Outra imagem que me veio foi a de algumas situações em que tive a valiosa oportunidade de escutar alunos do ensino médio falarem sobre seus professores. Alguns deles eram considerados bonzinhos, dedicados, educados, legais, mas com pouca ou sem nenhuma “moral” com os alunos. Eram coitados que não conseguiam dominar a turma, que perdiam as rédeas durante as aulas, que choravam e que se sentiam fracos e que não aguentavam o tranco de ser professor. Já alguns poucos professores eram “f....”, com esses eles não brincavam, pois sabiam que eles seriam enérgicos e não deixariam passar nada. Admiravam e temia esses professores durões, apesar de não sentirem-se bem em suas aulas e de não acharem que explicavam bem a matéria. Lembrei-me também de um professor que tive e da postura de alguns professores de Yoga que se destacam pela atitude austera de tratar seus alunos. Tapas, fala rude, cara feia, broncas, rigidez técnica, correções exageradas, aulas muito exigentes.... Tudo em nome de um alto nível de Yoga que muitos alunos pagavam caro para ter.

Lembrei-me também da minha inesquecível época de quartel, ambiente povoado por figuras únicas. Uma delas era um certo capitão com forte sotaque carioca que usava uma boina vermelha. Paraquedismo, sobrevivência na selva, infantaria, técnicas de guerra... ele já tinha feito de tudo no mundo militar, era o próprio Rambo, o “cara” do quartel.
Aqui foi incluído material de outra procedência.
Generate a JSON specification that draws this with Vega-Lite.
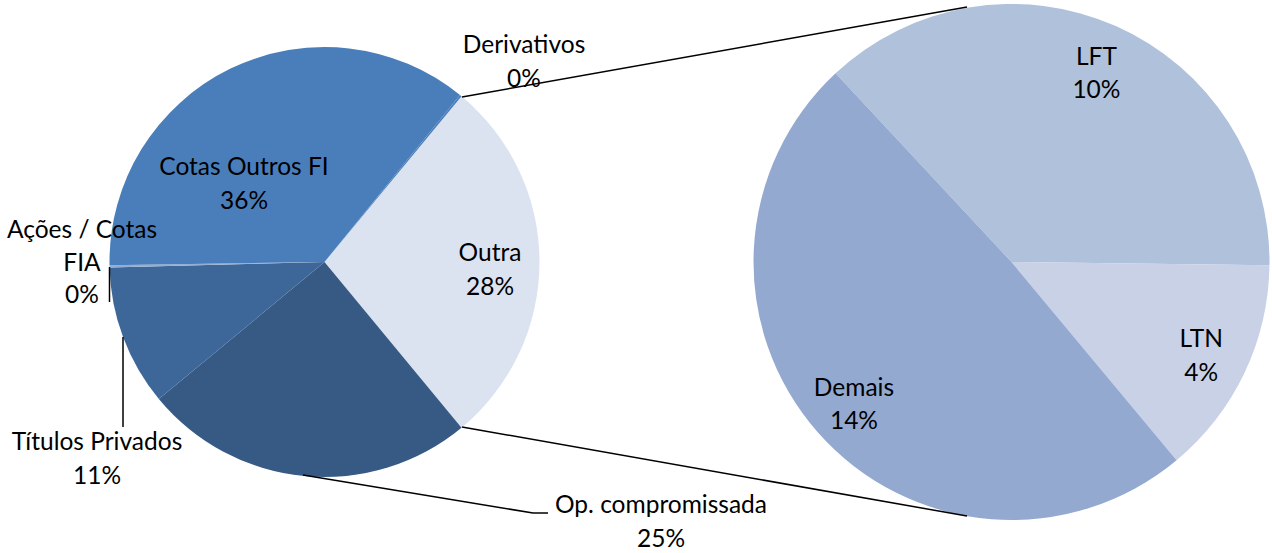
{
  "$schema": "https://vega.github.io/schema/vega-lite/v6.json",
  "width": 1272,
  "height": 553,
  "padding": 0,
  "autosize": {"type": "none"},
  "background": "white",
  "config": {
    "view": {"stroke": null},
    "text": {"font": "Lato", "fontSize": 24.5, "lineHeight": 33.5, "color": "#000000", "align": "center", "baseline": "middle"}
  },
  "datasets": {
    "slices": [
      {"pie": "main", "ord": 1, "label": "Outra", "value": 28},
      {"pie": "main", "ord": 2, "label": "Op. compromissada", "value": 25},
      {"pie": "main", "ord": 3, "label": "Títulos Privados", "value": 10.6},
      {"pie": "main", "ord": 4, "label": "Ações / Cotas FIA", "value": 0.15},
      {"pie": "main", "ord": 5, "label": "Cotas Outros FI", "value": 36.1},
      {"pie": "main", "ord": 6, "label": "Derivativos", "value": 0.15},
      {"pie": "detail", "ord": 1, "label": "LFT", "value": 10.4},
      {"pie": "detail", "ord": 2, "label": "LTN", "value": 3.85},
      {"pie": "detail", "ord": 3, "label": "Demais", "value": 13.75}
    ]
  },
  "data": {"name": "slices"},
  "layer": [
    {
      "transform": [{"filter": "datum.pie == 'main'"}],
      "mark": {"type": "arc", "radius": 215},
      "encoding": {
        "x": {"datum": 324.5, "type": "quantitative", "scale": {"domain": [0, 1272], "range": [0, 1272], "nice": false, "zero": false}, "axis": null},
        "y": {"datum": 262, "type": "quantitative", "scale": {"domain": [0, 553], "range": [0, 553], "nice": false, "zero": false}, "axis": null},
        "theta": {"field": "value", "type": "quantitative", "stack": true, "scale": {"range": [0.6912, 6.9744]}},
        "order": {"field": "ord", "type": "quantitative"},
        "color": {"field": "label", "type": "nominal", "legend": null,
          "scale": {"domain": ["Outra", "Op. compromissada", "Títulos Privados", "Ações / Cotas FIA", "Cotas Outros FI", "Derivativos", "LFT", "LTN", "Demais"],
                    "range": ["#DCE3F0", "#375A85", "#3C6798", "#93ADD3", "#4A7EBB", "#4A7EBB", "#B0C1DC", "#C8D1E5", "#94A9D0"]}}
      }
    },
    {
      "transform": [{"filter": "datum.pie == 'detail'"}, {"calculate": "datum.label + '\\n' + format(datum.value, '.0f') + '%'", "as": "txt"}],
      "encoding": {
        "x": {"datum": 1011.5, "type": "quantitative", "scale": {"domain": [0, 1272], "range": [0, 1272], "nice": false, "zero": false}, "axis": null},
        "y": {"datum": 262, "type": "quantitative", "scale": {"domain": [0, 553], "range": [0, 553], "nice": false, "zero": false}, "axis": null},
        "theta": {"field": "value", "type": "quantitative", "stack": true, "scale": {"range": [-0.7505, 5.5327]}},
        "order": {"field": "ord", "type": "quantitative"}
      },
      "layer": [
        {
          "mark": {"type": "arc", "radius": 258},
          "encoding": {
            "color": {"field": "label", "type": "nominal", "legend": null,
              "scale": {"domain": ["Outra", "Op. compromissada", "Títulos Privados", "Ações / Cotas FIA", "Cotas Outros FI", "Derivativos", "LFT", "LTN", "Demais"],
                        "range": ["#DCE3F0", "#375A85", "#3C6798", "#93ADD3", "#4A7EBB", "#4A7EBB", "#B0C1DC", "#C8D1E5", "#94A9D0"]}}
          }
        },
        {
          "mark": {"type": "text", "radius": 210, "lineBreak": "\n", "dy": -12},
          "encoding": {"text": {"field": "txt", "type": "nominal"}}
        }
      ]
    },
    {
      "data": {"values": [{}]},
      "mark": {"type": "rule", "color": "#000000", "strokeWidth": 1.5},
      "encoding": {
        "x": {"datum": 462, "type": "quantitative", "scale": {"domain": [0, 1272], "range": [0, 1272], "nice": false, "zero": false}, "axis": null},
        "y": {"datum": 97, "type": "quantitative", "scale": {"domain": [0, 553], "range": [0, 553], "nice": false, "zero": false}, "axis": null},
        "x2": {"datum": 967}, "y2": {"datum": 7}
      }
    },
    {
      "data": {"values": [{}]},
      "mark": {"type": "rule", "color": "#000000", "strokeWidth": 1.5},
      "encoding": {
        "x": {"datum": 462, "type": "quantitative", "scale": {"domain": [0, 1272], "range": [0, 1272], "nice": false, "zero": false}, "axis": null},
        "y": {"datum": 427, "type": "quantitative", "scale": {"domain": [0, 553], "range": [0, 553], "nice": false, "zero": false}, "axis": null},
        "x2": {"datum": 967}, "y2": {"datum": 516}
      }
    },
    {
      "data": {"values": [{}]},
      "mark": {"type": "rule", "color": "#000000", "strokeWidth": 1.5},
      "encoding": {
        "x": {"datum": 109.5, "type": "quantitative", "scale": {"domain": [0, 1272], "range": [0, 1272], "nice": false, "zero": false}, "axis": null},
        "y": {"datum": 267, "type": "quantitative", "scale": {"domain": [0, 553], "range": [0, 553], "nice": false, "zero": false}, "axis": null},
        "x2": {"datum": 109.5}, "y2": {"datum": 302}
      }
    },
    {
      "data": {"values": [{}]},
      "mark": {"type": "rule", "color": "#000000", "strokeWidth": 1.5},
      "encoding": {
        "x": {"datum": 123, "type": "quantitative", "scale": {"domain": [0, 1272], "range": [0, 1272], "nice": false, "zero": false}, "axis": null},
        "y": {"datum": 337, "type": "quantitative", "scale": {"domain": [0, 553], "range": [0, 553], "nice": false, "zero": false}, "axis": null},
        "x2": {"datum": 123}, "y2": {"datum": 427}
      }
    },
    {
      "data": {"values": [{}]},
      "mark": {"type": "rule", "color": "#000000", "strokeWidth": 1.5},
      "encoding": {
        "x": {"datum": 303, "type": "quantitative", "scale": {"domain": [0, 1272], "range": [0, 1272], "nice": false, "zero": false}, "axis": null},
        "y": {"datum": 475, "type": "quantitative", "scale": {"domain": [0, 553], "range": [0, 553], "nice": false, "zero": false}, "axis": null},
        "x2": {"datum": 533}, "y2": {"datum": 513}
      }
    },
    {
      "data": {"values": [{}]},
      "mark": {"type": "rule", "color": "#000000", "strokeWidth": 1.5},
      "encoding": {
        "x": {"datum": 533, "type": "quantitative", "scale": {"domain": [0, 1272], "range": [0, 1272], "nice": false, "zero": false}, "axis": null},
        "y": {"datum": 513, "type": "quantitative", "scale": {"domain": [0, 553], "range": [0, 553], "nice": false, "zero": false}, "axis": null},
        "x2": {"datum": 548}, "y2": {"datum": 513}
      }
    },
    {
      "transform": [{"filter": "datum.label == 'Outra'"}, {"calculate": "datum.label + '\\n' + format(datum.value, '.0f') + '%'", "as": "txt"}],
      "mark": {"type": "text", "lineBreak": "\n"},
      "encoding": {
        "x": {"datum": 490, "type": "quantitative", "scale": {"domain": [0, 1272], "range": [0, 1272], "nice": false, "zero": false}, "axis": null},
        "y": {"datum": 254, "type": "quantitative", "scale": {"domain": [0, 553], "range": [0, 553], "nice": false, "zero": false}, "axis": null},
        "text": {"field": "txt", "type": "nominal"}
      }
    },
    {
      "transform": [{"filter": "datum.label == 'Cotas Outros FI'"}, {"calculate": "datum.label + '\\n' + format(datum.value, '.0f') + '%'", "as": "txt"}],
      "mark": {"type": "text", "lineBreak": "\n"},
      "encoding": {
        "x": {"datum": 244, "type": "quantitative", "scale": {"domain": [0, 1272], "range": [0, 1272], "nice": false, "zero": false}, "axis": null},
        "y": {"datum": 168, "type": "quantitative", "scale": {"domain": [0, 553], "range": [0, 553], "nice": false, "zero": false}, "axis": null},
        "text": {"field": "txt", "type": "nominal"}
      }
    },
    {
      "transform": [{"filter": "datum.label == 'Derivativos'"}, {"calculate": "datum.label + '\\n' + format(datum.value, '.0f') + '%'", "as": "txt"}],
      "mark": {"type": "text", "lineBreak": "\n"},
      "encoding": {
        "x": {"datum": 524, "type": "quantitative", "scale": {"domain": [0, 1272], "range": [0, 1272], "nice": false, "zero": false}, "axis": null},
        "y": {"datum": 46, "type": "quantitative", "scale": {"domain": [0, 553], "range": [0, 553], "nice": false, "zero": false}, "axis": null},
        "text": {"field": "txt", "type": "nominal"}
      }
    },
    {
      "transform": [{"filter": "datum.label == 'Ações / Cotas FIA'"}, {"calculate": "replace(datum.label, ' FIA', '\\nFIA') + '\\n' + format(datum.value, '.0f') + '%'", "as": "txt"}],
      "mark": {"type": "text", "lineBreak": "\n", "lineHeight": 32.5},
      "encoding": {
        "x": {"datum": 82, "type": "quantitative", "scale": {"domain": [0, 1272], "range": [0, 1272], "nice": false, "zero": false}, "axis": null},
        "y": {"datum": 231, "type": "quantitative", "scale": {"domain": [0, 553], "range": [0, 553], "nice": false, "zero": false}, "axis": null},
        "text": {"field": "txt", "type": "nominal"}
      }
    },
    {
      "transform": [{"filter": "datum.label == 'Títulos Privados'"}, {"calculate": "datum.label + '\\n' + format(datum.value, '.0f') + '%'", "as": "txt"}],
      "mark": {"type": "text", "lineBreak": "\n"},
      "encoding": {
        "x": {"datum": 97, "type": "quantitative", "scale": {"domain": [0, 1272], "range": [0, 1272], "nice": false, "zero": false}, "axis": null},
        "y": {"datum": 443, "type": "quantitative", "scale": {"domain": [0, 553], "range": [0, 553], "nice": false, "zero": false}, "axis": null},
        "text": {"field": "txt", "type": "nominal"}
      }
    },
    {
      "transform": [{"filter": "datum.label == 'Op. compromissada'"}, {"calculate": "datum.label + '\\n' + format(datum.value, '.0f') + '%'", "as": "txt"}],
      "mark": {"type": "text", "lineBreak": "\n"},
      "encoding": {
        "x": {"datum": 661, "type": "quantitative", "scale": {"domain": [0, 1272], "range": [0, 1272], "nice": false, "zero": false}, "axis": null},
        "y": {"datum": 506, "type": "quantitative", "scale": {"domain": [0, 553], "range": [0, 553], "nice": false, "zero": false}, "axis": null},
        "text": {"field": "txt", "type": "nominal"}
      }
    }
  ],
  "resolve": {"scale": {"theta": "independent"}}
}
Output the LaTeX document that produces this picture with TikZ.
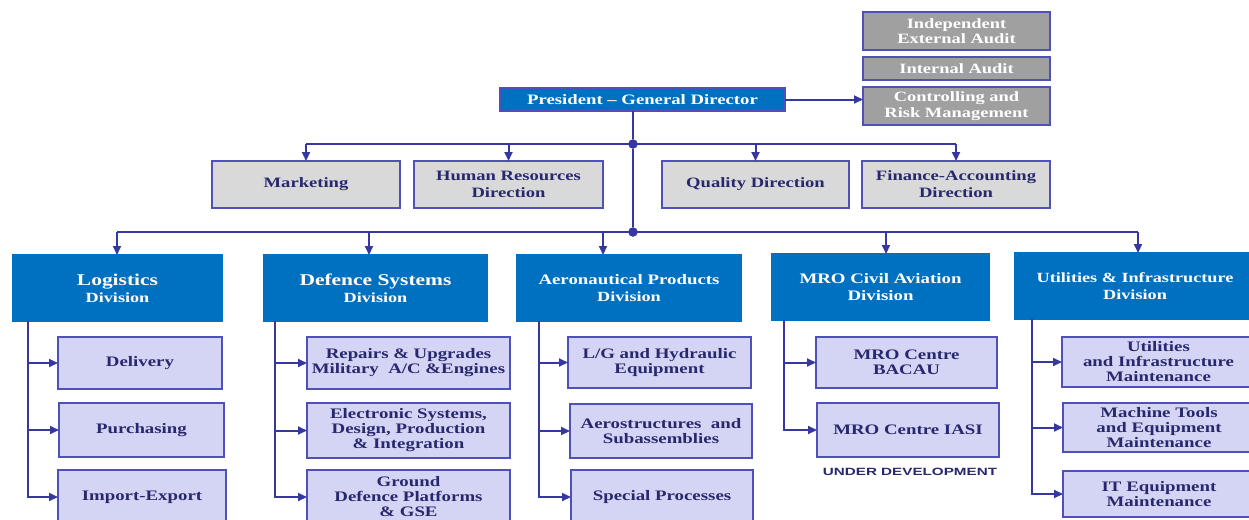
\documentclass[tikz,border=0pt]{standalone}
\usepackage{fontspec}
\setmainfont{Liberation Serif}[FakeStretch=1.3]
\newfontfamily\udfont{Liberation Sans}[FakeStretch=1.45]
\usetikzlibrary{arrows.meta}
\definecolor{divblue}{RGB}{0,112,192}
\definecolor{lnblue}{RGB}{55,55,160}
\definecolor{subfill}{RGB}{212,212,244}
\definecolor{subline}{RGB}{80,80,185}
\definecolor{grayfill}{RGB}{217,217,217}
\definecolor{auditfill}{RGB}{160,160,160}
\definecolor{txtblue}{RGB}{40,40,110}
\tikzset{
  base/.style={inner sep=0pt, outer sep=0pt, align=center, line width=1.4pt},
  auditbox/.style={base, draw=subline, fill=auditfill, text=white, font=\bfseries\fontsize{14.2}{15.5}\selectfont},
  presbox/.style={base, draw=subline, fill=divblue, text=white, font=\bfseries\fontsize{14.4}{15}\selectfont},
  graybox/.style={base, draw=subline, fill=grayfill, text=txtblue, font=\bfseries\fontsize{14.3}{17}\selectfont},
  divbox/.style={base, draw=divblue, fill=divblue, text=white, font=\bfseries\fontsize{14}{17}\selectfont},
  subbox/.style={base, draw=subline, fill=subfill, text=txtblue, font=\bfseries\fontsize{14.5}{15}\selectfont},
  conn/.style={draw=lnblue, line width=2pt},
  arr/.style={conn, -{Triangle[length=9pt,width=8pt]}},
  dot/.style={circle, fill=lnblue, draw=lnblue, inner sep=0pt, minimum size=9pt},
}
\newcommand{\dt}[1]{{\fontsize{16.5}{17}\selectfont #1}\\{\fontsize{14}{17}\selectfont Division}}
\begin{document}
\begin{tikzpicture}[x=1pt,y=-1pt]
\clip (0,0) rectangle (1249,519);
\fill[white] (0,0) rectangle (1249,519);
% top right audit boxes
\node[auditbox, minimum width=187pt, minimum height=38pt] (ext) at (956.5,31) {Independent\\External Audit};
\node[auditbox, minimum width=187pt, minimum height=23pt] (ia) at (956.5,68.5) {Internal Audit};
\node[auditbox, minimum width=187pt, minimum height=38pt] (crm) at (956.5,106) {Controlling and\\Risk Management};
% president
\node[presbox, minimum width=285pt, minimum height=23pt] (pres) at (642.5,99.5) {President -- General Director};
\draw[arr] (pres.east) -- (pres.east -| crm.west);
% directions
\node[graybox, minimum width=188pt, minimum height=47pt] (mkt) at (306,184.5) {Marketing};
\node[graybox, minimum width=189pt, minimum height=47pt] (hr) at (508.5,184.5) {Human Resources\\Direction};
\node[graybox, minimum width=187pt, minimum height=47pt] (qd) at (755.5,184.5) {Quality Direction};
\node[graybox, minimum width=188pt, minimum height=47pt] (fin) at (956,184.5) {Finance-Accounting\\Direction};
% divisions
\node[divbox, minimum width=209pt, minimum height=66pt] (logi) at (117.5,288) {\dt{Logistics}};
\node[divbox, minimum width=223pt, minimum height=66pt] (def) at (375.5,288) {\dt{Defence Systems}};
\node[divbox, minimum width=224pt, minimum height=66pt] (aero) at (629,288) {{\fontsize{14.5}{17}\selectfont Aeronautical Products}\\{\fontsize{14}{17}\selectfont Division}};
\node[divbox, minimum width=217pt, minimum height=66pt] (mro) at (880.5,287) {{\fontsize{14.5}{17}\selectfont MRO Civil Aviation}\\{\fontsize{14.5}{17}\selectfont Division}};
\node[divbox, minimum width=240pt, minimum height=66pt] (util) at (1135,286) {{\fontsize{14}{17}\selectfont Utilities \& Infrastructure}\\{\fontsize{14}{17}\selectfont Division}};
% junctions
\node[dot] (j1) at (633,144) {};
\node[dot] (j2) at (633,232) {};
\draw[conn] (pres.south -| j1) -- (j1) -- (j2);
\draw[conn] (mkt.north |- j1) -- (fin.north |- j1);
\foreach \n in {mkt,hr,qd,fin} \draw[arr] (\n.north |- j1) -- (\n.north);
\coordinate (tL) at (117,232);
\coordinate (tD) at (369,232);
\coordinate (tA) at (603,232);
\coordinate (tM) at (886,232);
\coordinate (tU) at (1138,232);
\draw[conn] (tL) -- (tU);
\draw[arr] (tL) -- (tL |- logi.north);
\draw[arr] (tD) -- (tD |- def.north);
\draw[arr] (tA) -- (tA |- aero.north);
\draw[arr] (tM) -- (tM |- mro.north);
\draw[arr] (tU) -- (tU |- util.north);
% logistics subs
\node[subbox, minimum width=164pt, minimum height=52pt] (del) at (140,363) {Delivery};
\node[subbox, minimum width=165pt, minimum height=54pt] (pur) at (141.5,430) {Purchasing};
\node[subbox, minimum width=168pt, minimum height=54pt] (imp) at (142,497) {Import-Export};
\coordinate (vL) at (28,0);
\draw[arr] (logi.south -| vL) |- (imp.west);
\draw[arr] (vL |- del.west) -- (del.west);
\draw[arr] (vL |- pur.west) -- (pur.west);
% defence subs
\node[subbox, minimum width=203pt, minimum height=52pt] (rep) at (408.5,363) {Repairs \& Upgrades\\Military~ A/C \&Engines};
\node[subbox, minimum width=203pt, minimum height=55pt] (ele) at (408.5,430.5) {Electronic Systems,\\Design, Production\\\& Integration};
\node[subbox, minimum width=203pt, minimum height=54pt] (gnd) at (408.5,497) {Ground\\Defence Platforms\\\& GSE};
\coordinate (vD) at (275,0);
\draw[arr] (def.south -| vD) |- (gnd.west);
\draw[arr] (vD |- rep.west) -- (rep.west);
\draw[arr] (vD |- ele.west) -- (ele.west);
% aero subs
\node[subbox, minimum width=183pt, minimum height=51pt] (lg) at (659.5,362.5) {L/G and Hydraulic\\Equipment};
\node[subbox, minimum width=182pt, minimum height=54pt] (aes) at (661,431) {Aerostructures~ and\\Subassemblies};
\node[subbox, minimum width=182pt, minimum height=54pt] (spp) at (662,497) {Special Processes};
\coordinate (vA) at (539,0);
\draw[arr] (aero.south -| vA) |- (spp.west);
\draw[arr] (vA |- lg.west) -- (lg.west);
\draw[arr] (vA |- aes.west) -- (aes.west);
% MRO subs
\node[subbox, minimum width=181pt, minimum height=51pt] (bac) at (906.5,362.5) {MRO Centre\\BACAU};
\node[subbox, minimum width=182pt, minimum height=54pt] (ias) at (908,430) {MRO Centre IASI};
\coordinate (vM) at (784,0);
\draw[arr] (mro.south -| vM) |- (ias.west);
\draw[arr] (vM |- bac.west) -- (bac.west);
\node[text=txtblue, font=\udfont\bfseries\fontsize{10.5}{12}\selectfont, inner sep=0pt] (ud) at (910,472) {UNDER DEVELOPMENT};
% utilities subs
\node[subbox, minimum width=193pt, minimum height=50pt] (um) at (1158.5,362) {Utilities\\and Infrastructure\\Maintenance};
\node[subbox, minimum width=192pt, minimum height=49pt] (mt) at (1159,427.5) {Machine Tools\\and Equipment\\Maintenance};
\node[subbox, minimum width=192pt, minimum height=46pt] (it) at (1159,494) {IT Equipment\\Maintenance};
\coordinate (vU) at (1032,0);
\draw[arr] (util.south -| vU) |- (it.west);
\draw[arr] (vU |- um.west) -- (um.west);
\draw[arr] (vU |- mt.west) -- (mt.west);
\end{tikzpicture}
\end{document}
Era temido e admirado, intensamente, pelos soldados pela austeridade e rigor com que tratava qualquer situação. Aí de quem fizesse alguma coisa errada perto dele!

Recordei-me de mais algumas outras situações, mas essas já são suficientes para constatar o quanto o poder nos atrai. Todos esses personagens que recordei estavam emanando poder, ou, melhor dizendo, estavam sendo vistos como possuidores de muito poder por seus “subalternos”. Os alunos da psicologia, do ensino médio, do Yoga e os soldados faziam essa generosa concessão à essas figuras. É como se houvesse o seguinte diálogo entre eles: “Veja como eu tenho poder, como eu posso, como eu sei, como sou grande e potente!!”, e do outro lado: “Sim eu sei, eu vejo o quanto você é poderoso e o quanto eu sou fraco, ignorante, inseguro e incapaz, e por isso mesmo tenho por você admiração e temor.” Um diálogo silencioso e invisível, mas que determina as posições de cada um no jogo social, e que tem o real poder de traçar diferentes destinos.

Essa distribuição desigual de poder nos diferentes papéis parece até ser adequada aos objetivos militares, ou àquelas situações onde a intenção de se controlar conduzir o outro se entende como necessária, apesar de tal conduta ser sempre discutível. Mas o que é de se pensar seriamente é a presença dessa situação de poder nas relações de cuidado e aprendizagem. Um professor encarnado de poder não abre espaço para a aprendizagem e descobertas de seus alunos. Um professor de Yoga berrando poder não facilita em nada o mergulho do aluno em sua prática. Um terapeuta sentado no trono do poder não legitima e nem apóia a autonomia de seu paciente. 

Todas essas situações criam a falsa sensação de que só um lado da moeda possui poder, de que há aquele que o tem e há aquele que não o tem. Vaidade bem alimentada de um lado e estima desnutrida do outro. Profundo equívoco, e eficiente forma de se dar o primeiro passo para a luta e guerra pela conquista do poder.